Global fixed income delivered solid positive returns in 2025, driven by high starting yields, moderate disinflation and a late-year shift toward easier central bank policy. 10Y UST finished the year a touch lower in yield despite persistent fiscal concerns, as the Fed cut rates by a cumulative75bp in the second half in response to a softer labor market and fading inflation momentum. Curves steepened across major markets as front-end yields followed policy rates lower while term premia and heavy supply kept pressure on the long end. Global credit returned about10.3% in USD terms, with US IG and HY outperforming European peers thanks to higher all-in yields, resilient earnings and still-benign default dynamics despite a gradual uptick in distress. Spreads in IG compressed to well through long-run averages, while HY remained supported by low near-term refinancing walls and strong demand for carry. EM debt generated strong double-digit returns helped by tighter spreads and a weaker dollar, though performance remained highly dispersed across idiosyncratic stories and political risk regimes. Securitized credit saw robust issuance in ABS and CLOs, with CLO remaining a key funding channel for leveraged loans even as arbitrage conditions periodically tightened; structures with stronger documentation and senior tranches outperformed. Agency MBS traded with relatively tight spreads versus sovereigns as volatility moderated, but rich valuations and negative convexity continued to cap beta appeal for more rate-sensitive allocators. Overall, 2025 validated the “income is back” narrative, with coupons rather than large duration rallies doing most of the heavy lifting for total returns.

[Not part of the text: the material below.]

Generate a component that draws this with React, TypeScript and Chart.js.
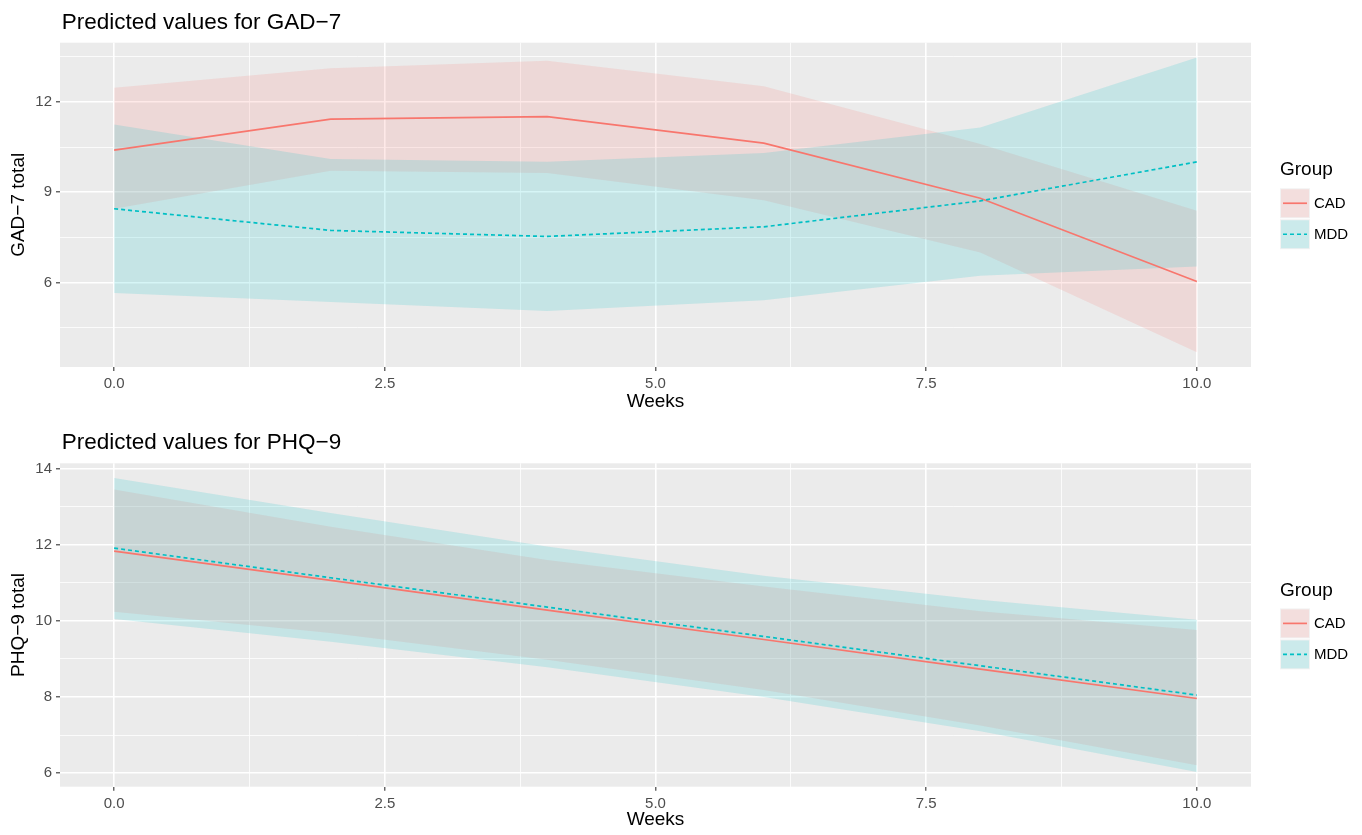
import React, { useEffect, useRef } from 'react';
import { Chart, registerables } from 'chart.js';

Chart.register(...registerables);

// ---------------- data ----------------
const weeks = [0, 2, 4, 6, 8, 10];
const groups = ['CAD', 'MDD'];

const gadCadFit = [10.4, 11.43, 11.51, 10.63, 8.8, 6.03];
const gadCadLower = [8.45, 9.71, 9.64, 8.73, 7.0, 3.68];
const gadCadUpper = [12.47, 13.12, 13.37, 12.52, 10.6, 8.38];
const gadMddFit = [8.45, 7.73, 7.53, 7.85, 8.71, 10.01];
const gadMddLower = [5.65, 5.35, 5.05, 5.41, 6.22, 6.53];
const gadMddUpper = [11.25, 10.1, 10.01, 10.3, 11.15, 13.48];

const phqCadFit = [11.83, 11.06, 10.28, 9.51, 8.73, 7.96];
const phqCadLower = [10.24, 9.68, 8.98, 8.18, 7.25, 6.21];
const phqCadUpper = [13.45, 12.47, 11.6, 10.9, 10.25, 9.76];
const phqMddFit = [11.91, 11.13, 10.36, 9.59, 8.82, 8.05];
const phqMddLower = [10.05, 9.45, 8.78, 8.0, 7.1, 6.03];
const phqMddUpper = [13.75, 12.83, 11.95, 11.18, 10.55, 10.03];

const xMajorTicks = [0, 2.5, 5, 7.5, 10];
const xMinorTicks = [1.25, 3.75, 6.25, 8.75];
const gadMajorTicks = [6, 9, 12];
const gadMinorTicks = [4.5, 7.5, 10.5, 13.5];
const phqMajorTicks = [6, 8, 10, 12, 14];
const phqMinorTicks = [7, 9, 11, 13];

// ---------------- style ----------------
const FONT = '"Liberation Sans", Arial, Helvetica, sans-serif';
const LINE_COLORS = ['#F8766D', '#00BFC4'];
const FILL_COLORS = ['rgba(248,118,109,0.16)', 'rgba(0,191,196,0.16)'];
const DASHES: number[][] = [[], [4, 3]];
const W = 1362;
const PANEL_LEFT = 60;
const PANEL_RIGHT = 1251;

const ggPlugin = {
  id: 'gg',
  beforeDraw(chart: any) {
    const { ctx, chartArea: a } = chart;
    ctx.save();
    ctx.fillStyle = '#EBEBEB';
    ctx.fillRect(a.left, a.top, a.right - a.left, a.bottom - a.top);
    ctx.restore();
  },
  afterDraw(chart: any, _args: any, opts: any) {
    const { ctx, chartArea: a } = chart;
    ctx.save();
    ctx.fillStyle = '#000000';
    ctx.textAlign = 'left';
    ctx.textBaseline = 'alphabetic';
    ctx.font = `22.5px ${FONT}`;
    ctx.fillText(opts.title, a.left + 1.7, a.top - 14);

    const mid = (a.top + a.bottom) / 2;
    const lx = 1280;
    ctx.font = `19px ${FONT}`;
    ctx.fillText('Group', lx, mid - 29.5);
    groups.forEach((g, i) => {
      const ky = mid - 16.6 + i * 31;
      ctx.fillStyle = '#F2F2F2';
      ctx.fillRect(lx, ky, 30, 30);
      ctx.fillStyle = FILL_COLORS[i];
      ctx.fillRect(lx + 1, ky + 1, 28, 28);
      ctx.beginPath();
      ctx.strokeStyle = LINE_COLORS[i];
      ctx.lineWidth = 1.7;
      ctx.setLineDash(DASHES[i]);
      ctx.moveTo(lx + 3, ky + 15);
      ctx.lineTo(lx + 27, ky + 15);
      ctx.stroke();
      ctx.setLineDash([]);
      ctx.fillStyle = '#000000';
      ctx.font = `15px ${FONT}`;
      ctx.textBaseline = 'middle';
      ctx.fillText(g, lx + 34, ky + 15.5);
      ctx.textBaseline = 'alphabetic';
    });
    ctx.restore();
  },
};

type Series = { fit: number[]; lower: number[]; upper: number[] };

type PanelProps = {
  top: number;
  height: number;
  panelTop: number;
  panelBottom: number;
  title: string;
  yTitle: string;
  series: Series[];
  yMajor: number[];
  yMinor: number[];
};

const pts = (ys: number[]) => weeks.map((x, i) => ({ x, y: ys[i] }));

function Panel(props: PanelProps) {
  const ref = useRef<HTMLCanvasElement | null>(null);
  useEffect(() => {
    if (!ref.current) return;
    const { series, yMajor, yMinor } = props;
    const all = series.flatMap((s) => [...s.fit, ...s.lower, ...s.upper]);
    const lo = Math.min(...all);
    const hi = Math.max(...all);
    const pad = (hi - lo) * 0.05;

    const lineDs = (i: number) => ({
      label: groups[i],
      data: pts(series[i].fit),
      borderColor: LINE_COLORS[i],
      borderWidth: 1.7,
      borderDash: DASHES[i],
      pointRadius: 0,
      tension: 0,
      fill: false,
    });
    const bandDs = (i: number) => [
      {
        label: groups[i] + ' upper',
        data: pts(series[i].upper),
        borderWidth: 0,
        borderColor: 'rgba(0,0,0,0)',
        backgroundColor: FILL_COLORS[i],
        pointRadius: 0,
        tension: 0,
        fill: '+1',
      },
      {
        label: groups[i] + ' lower',
        data: pts(series[i].lower),
        borderWidth: 0,
        borderColor: 'rgba(0,0,0,0)',
        pointRadius: 0,
        tension: 0,
        fill: false,
      },
    ];

    const xAll = [...xMajorTicks, ...xMinorTicks].sort((a, b) => a - b);
    const yAll = [...yMajor, ...yMinor].sort((a, b) => a - b);

    const chart = new Chart(ref.current, {
      type: 'line',
      data: {
        datasets: [lineDs(1), lineDs(0), ...bandDs(1), ...bandDs(0)] as any,
      },
      plugins: [ggPlugin as any],
      options: {
        animation: false,
        responsive: false,
        devicePixelRatio: 1,
        events: [],
        layout: { padding: { top: props.panelTop, left: 0, right: W - PANEL_RIGHT, bottom: 0 } },
        plugins: {
          legend: { display: false },
          tooltip: { enabled: false },
          title: { display: false },
          gg: { title: props.title },
        } as any,
        scales: {
          x: {
            type: 'linear',
            min: -0.5,
            max: 10.5,
            afterBuildTicks: (s: any) => {
              s.ticks = xAll.map((v) => ({ value: v }));
            },
            afterFit: (s: any) => {
              s.height = props.height - props.panelBottom;
            },
            border: { display: false },
            grid: {
              color: '#FFFFFF',
              lineWidth: (c: any) => (xMajorTicks.includes(c.tick?.value) ? 1.6 : 0.8),
              tickColor: (c: any) => (xMajorTicks.includes(c.tick?.value) ? '#333333' : 'rgba(0,0,0,0)'),
              tickLength: 4,
              tickWidth: 1.1,
              drawTicks: true,
            },
            ticks: {
              autoSkip: false,
              maxRotation: 0,
              padding: 4,
              color: '#4D4D4D',
              font: { family: FONT, size: 15 },
              callback: (v: any) => (xMajorTicks.includes(Number(v)) ? Number(v).toFixed(1) : ''),
            },
            title: {
              display: true,
              text: 'Weeks',
              color: '#000000',
              font: { family: FONT, size: 19 },
              padding: { top: 0, bottom: 4 },
            },
          },
          y: {
            type: 'linear',
            min: lo - pad,
            max: hi + pad,
            afterBuildTicks: (s: any) => {
              s.ticks = yAll.map((v) => ({ value: v }));
            },
            afterFit: (s: any) => {
              s.width = PANEL_LEFT;
            },
            border: { display: false },
            grid: {
              color: '#FFFFFF',
              lineWidth: (c: any) => (yMajor.includes(c.tick?.value) ? 1.6 : 0.8),
              tickColor: (c: any) => (yMajor.includes(c.tick?.value) ? '#333333' : 'rgba(0,0,0,0)'),
              tickLength: 4,
              tickWidth: 1.1,
              drawTicks: true,
            },
            ticks: {
              autoSkip: false,
              padding: 4,
              color: '#4D4D4D',
              font: { family: FONT, size: 15 },
              callback: (v: any) => (yMajor.includes(Number(v)) ? String(v) : ''),
            },
            title: {
              display: true,
              text: props.yTitle,
              color: '#000000',
              font: { family: FONT, size: 19 },
              padding: { top: 7.4, bottom: 0 },
            },
          },
        },
      } as any,
    });
    return () => chart.destroy();
  }, []);

  return (
    <canvas
      ref={ref}
      width={W}
      height={props.height}
      style={{ position: 'absolute', left: 0, top: props.top, width: W, height: props.height, display: 'block' }}
    />
  );
}

export default function App() {
  return (
    <div style={{ position: 'absolute', left: 0, top: 0, width: W, height: 835, background: '#FFFFFF' }}>
      <Panel
        top={0}
        height={417}
        panelTop={42.7}
        panelBottom={367}
        title="Predicted values for GAD−7"
        yTitle="GAD−7 total"
        series={[
          { fit: gadCadFit, lower: gadCadLower, upper: gadCadUpper },
          { fit: gadMddFit, lower: gadMddLower, upper: gadMddUpper },
        ]}
        yMajor={gadMajorTicks}
        yMinor={gadMinorTicks}
      />
      <Panel
        top={417}
        height={418}
        panelTop={46.3}
        panelBottom={369.7}
        title="Predicted values for PHQ−9"
        yTitle="PHQ−9 total"
        series={[
          { fit: phqCadFit, lower: phqCadLower, upper: phqCadUpper },
          { fit: phqMddFit, lower: phqMddLower, upper: phqMddUpper },
        ]}
        yMajor={phqMajorTicks}
        yMinor={phqMinorTicks}
      />
    </div>
  );
}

Looking into 2026, the macro backdrop points to a carry-dominated but more nuanced environment, with growth cooling, inflation still above target and policy normalization progressing only gradually. The base case is for additional but limited rate cuts from major central banks as weaker labor data and slowing activity offset concerns about sticky services inflation. Yield curves are likely to remain steep, as front-end yields fall with policy while intermediate and long maturities stay anchored by supply, term premium rebuilding and uncertainty around fiscal trajectories. In this setting, intermediate maturities around5-7Y look attractive from a carry-roll-down perspective, especially in high-quality sovereigns and agency sectors. IG credit enters the year with tight spreads and limited room for further compression, so security selection and sector rotation should matter more than beta; preference is generally for higher-quality balance sheets and subordinated financials over lower-rated cyclicals. HY and bank loans still offer compelling carry, but forward returns will increasingly depend on active management of downgrade and default risk as higher-for-longer real yields filter through to fundamentals. EM hard-currency credit retains a constructive medium-term story, but wider dispersion and rising geopolitical and trade tensions argue for a more selective, benchmark-agnostic approach. Securitized markets, particularly senior tranches in CLO and high-quality ABS, may continue to provide attractive spread per unit of duration versus vanilla corporates, while agency MBS can play a larger role if volatility cheapens the basis. Overall, 2026 is set up as a year where carry, curve positioning and idiosyncratic alpha drive outcomes more than big directional rate calls, with a bias toward high-quality income, intermediate duration and disciplined liquidity management in the face of episodic volatility.